You hit the nail on the head, Rich. What you pointed out is exactly correct: there are many different combinations of hue and saturation that can lead to the same gray value (... or luminance value, or brightness value, etc.).
The only way that this or any other algorithm has a chance of assigning colors correctly is if it is smart enough to classify various areas in an image based on factors such as their shape, size, texture, boundary shape & complexity, etc.

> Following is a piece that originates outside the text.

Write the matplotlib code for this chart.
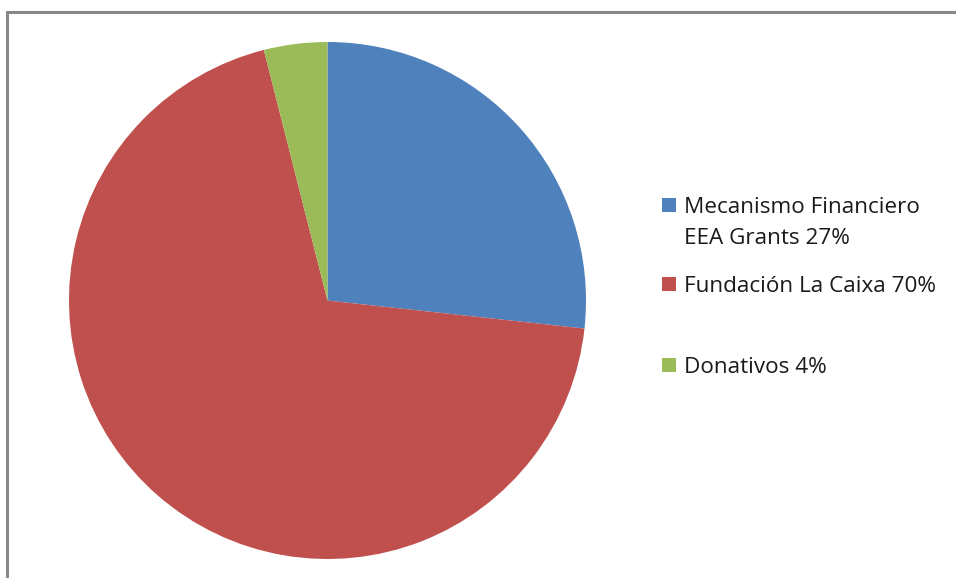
import matplotlib
matplotlib.use("Agg")
import matplotlib.pyplot as plt
from matplotlib.patches import Rectangle

labels = ["Mecanismo Financiero\nEEA Grants 27%", "Fundación La Caixa 70%", "Donativos 4%"]
values = [27, 70, 4]
colors = ["#4F81BD", "#C0504D", "#9BBB59"]

W, H = 956, 578
fig = plt.figure(figsize=(W / 100, H / 100), dpi=100)
ax = fig.add_axes([0, 0, 1, 1])

ax.pie(values, colors=colors, startangle=90, counterclock=False,
       center=(327.5, H - 300.5), radius=258.5, wedgeprops=dict(linewidth=0),
       frame=True)
ax.set_xlim(0, W)
ax.set_ylim(0, H)
ax.set_aspect("equal")
ax.axis("off")

# frame border (extends beyond right/bottom edges)
ax.plot([7.5, 7.5, W + 5], [-5, H - 12, H - 12], color="#888888", lw=2.2,
        solid_joinstyle="miter", clip_on=False)

# legend
font = ["Open Sans", "DejaVu Sans"]
first_line_y = [205, 284, 365]  # pixel from top
for lab, col, y in zip(labels, colors, first_line_y):
    ax.add_patch(Rectangle((662, H - y - 7), 14, 14, color=col, lw=0))
    lines = lab.split("\n")
    for i, line in enumerate(lines):
        ax.text(684, H - y - 30.5 * i, line, fontsize=16.2, family=font,
                color="#1a1a1a", va="center_baseline", ha="left")

fig.savefig("out.png", dpi=100, facecolor="white")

If it can pull that off (which it apparently can, with some accuracy), then, for example, it won't often assign a dull green to the bottom of a storm cloud, or a light Caucasian skin tone to a moderately bright area in a sunset photo, even though they both may have the same gray value.
If their many-layered (i.e., "deep learning") neural net algorithm is smart enough (and has enough exemplars to train on), then theoretically, it might eventually even be able to distinguish between similar areas (eg, a evergreen vs a deciduous forest) and color them appropriately.
After all, this is almost exactly how we manually colorize B&W photos: If we are observant and have a good artistic sense, we will likely have a good idea what colors to use in many areas of the image, and take our best guess at the areas we know nothing about (eg, clothing that could be almost any color, but the same luminance value).
So, my idea was to generate very difficult test cases for their algorithm that would indirectly tax / test its feature recognition abilities.
HTH,
Tom M
PS - @
Rich54 - I just re-read my post and realized that my use of the term, "best case scenario" may have been confusing. This was only meant to imply that if their algorithm couldn't do well with perfectly exposed, well focused, well lit, moderate contrast photos, then it would surely do much worse with average quality photos. It wasn't meant to imply that I thought that the results would actually be good -- just that they would show off the best that the algorithm could possibly achieve.